Australians attempt winter traverse of Brooks Range

John Cantor and Evan Howard make a brief stop in the village of Noatak during the first few days of what is expected to be a two-month, 1,700-kilometer traverse of the Brooks Range.

John Cantor and Evan Howard make a brief stop in the village of Noatak during the first few days of what is expected to be a two-month, 1,700-kilometer traverse of the Brooks Range.

Among the intriguing expeditions currently underway is two skiers’ attempt to cross Alaska’s Brooks Range during the winter. John Cantor and Evan Howard, both from Australia, are attempting to ski from Kotzebue on Alaska’s west coast to Kaktovik, a tiny village on the north coast near the Canadian border. The 1,700-kilometer journey is expected to take two months. The Brooks Range is so remote that during that entire distance, they will only pass through two villages and cross one road. The range will be teeming with hundreds of thousands of caribou, as well as Arctic foxes, musk oxen, moose and lynx, but very few humans. Their journey began on January 7, a day when the sun didn’t rise at all.

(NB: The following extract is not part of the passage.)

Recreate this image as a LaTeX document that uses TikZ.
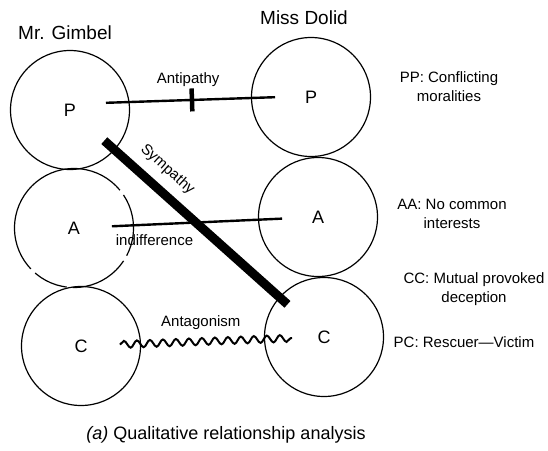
\documentclass[tikz,border=0pt]{standalone}
\usepackage{fontspec}
\setmainfont{Liberation Sans}
\usetikzlibrary{calc,decorations.pathmorphing}

\begin{document}
\begin{tikzpicture}[x=1pt,y=-1pt,role/.style={circle,draw,line width=1.2pt,minimum size=119pt,inner sep=0pt,font=\fontsize{18}{20}\selectfont},who/.style={font=\fontsize{19}{22}\selectfont},rel/.style={font=\fontsize{15}{18}\selectfont},note/.style={align=center,font=\fontsize{15}{19}\selectfont},bond/.style={line width=2.4pt},wavy/.style={line width=2pt,decorate,decoration={snake,segment length=13pt,amplitude=3.5pt}}]
\useasboundingbox (0,0) rectangle (548,450);
\node[who] (gimbel) at (65,33) {Mr. Gimbel};
\node[who] (dolid) at (304,18) {Miss Dolid};
\node[role] (gP) at (70,110) {P};
\node[role,dash pattern=on 35pt off 6pt on 191pt off 6pt on 35pt off 6pt on 60pt off 6pt on 29pt] (gA) at (74,228) {A};
\node[role] (gC) at (81,346) {C};
\node[role] (dP) at (311,97) {P};
\node[role] (dA) at (318,217) {A};
\node[role] (dC) at (324,337) {C};
\node[note] (ppNote) at (449,87) {PP: Conflicting\\moralities};
\node[note] (aaNote) at (452,214) {AA: No common\\interests};
\node[note] (ccNote) at (474,289) {CC: Mutual provoked\\deception};
\node[note] (pcNote) at (464,342) {PC: Rescuer---Victim};
\node[font=\fontsize{18}{20}\selectfont] (caption) at (226,435) {\textit{(a)} Qualitative relationship analysis};
\draw[bond,shorten <=36pt,shorten >=36pt] ([yshift=6pt]gP.center)--node[pos=.506,sloped,fill,inner sep=0pt,minimum width=4.5pt,minimum height=23pt] (antiTick) {} node[rel,pos=.49,above=9pt] (antiLbl) {Antipathy} ([yshift=1pt]dP.center);
\draw[bond,shorten <=38pt,shorten >=36pt] (gA.center)--node[rel,pos=.33,below=6pt] (indLbl) {indifference} (dA.center);
\draw[line width=9pt,shorten <=46pt,shorten >=49pt] (gP.center)--node[rel,pos=.33,sloped,above=8pt,inner sep=1pt] (symLbl) {Sympathy} (dC.center);
\draw[wavy] ($(gC.center)!39pt!(dC.center)$)--node[rel,pos=.47,above=8pt] (antLbl) {Antagonism} ($(dC.center)!32pt!(gC.center)$);
\end{tikzpicture}
\end{document}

This is the first known attempt of a full traverse of the Brooks Range during the winter. The Australian duo planned resupply stops in Anaktuvuk Pass, the Dalton Highway, and a few other locations via snow machines. In between resupplies they will be self-supported, dragging sleds and traveling by ski, for the length of the journey. Cantor has completed a summer traverse of the range, after several years of failures. Living in Australia, he had no experience with Alaska and relatively little experience with wilderness travel in general when he first started his quest to cross the range. Information about the region was difficult to find, and thorough trip planning was difficult.

“Between 2008 and 2010 I had three failed attempts at traversing the range,” Cantor wrote. “I didn’t even come close to success with the first attempt lasting four days. Realizing I was banging my head against a wall, I took 2011 off and adopted a completely different approach to the expedition. I broke the expedition down into little battles and worked on perfecting each element.”

John Cantor training for the cold in the midst of a hot Australian summer.

John Cantor training for the cold in the midst of a hot Australian summer.

In 2012, Cantor returned to Alaska, wiser and more determined. Despite mounting Achilles tendon pain on top of the usual difficulties with weather and terrain, Cantor finished his first Brooks Range traverse in 31.5 days, setting a speed record in the process. The next challenge, he decided, was to attempt a crossing during the winter — when daylight is rare commodity, storms can reach hurricane force without warning, and temperatures can drop to 60 below zero.

“We left Noatak Village under clear skies and minus 34 degrees Celsius,” Cantor reported on his Facebook page a few days ago. “It was a perfect day and we skied 20 kilometers up the Noatak River to a hunting cabin that Tanja and Robbie Kirk have kindly let us use tonight.”

Now a week into their journey, the Australians continue to make steady progress up the Noatak River, which Cantor last traveled downriver in a packraft in the summer of 2012. Temperatures continue to hover in the minus 30s Celsius, but skies have been clear and winds relatively light.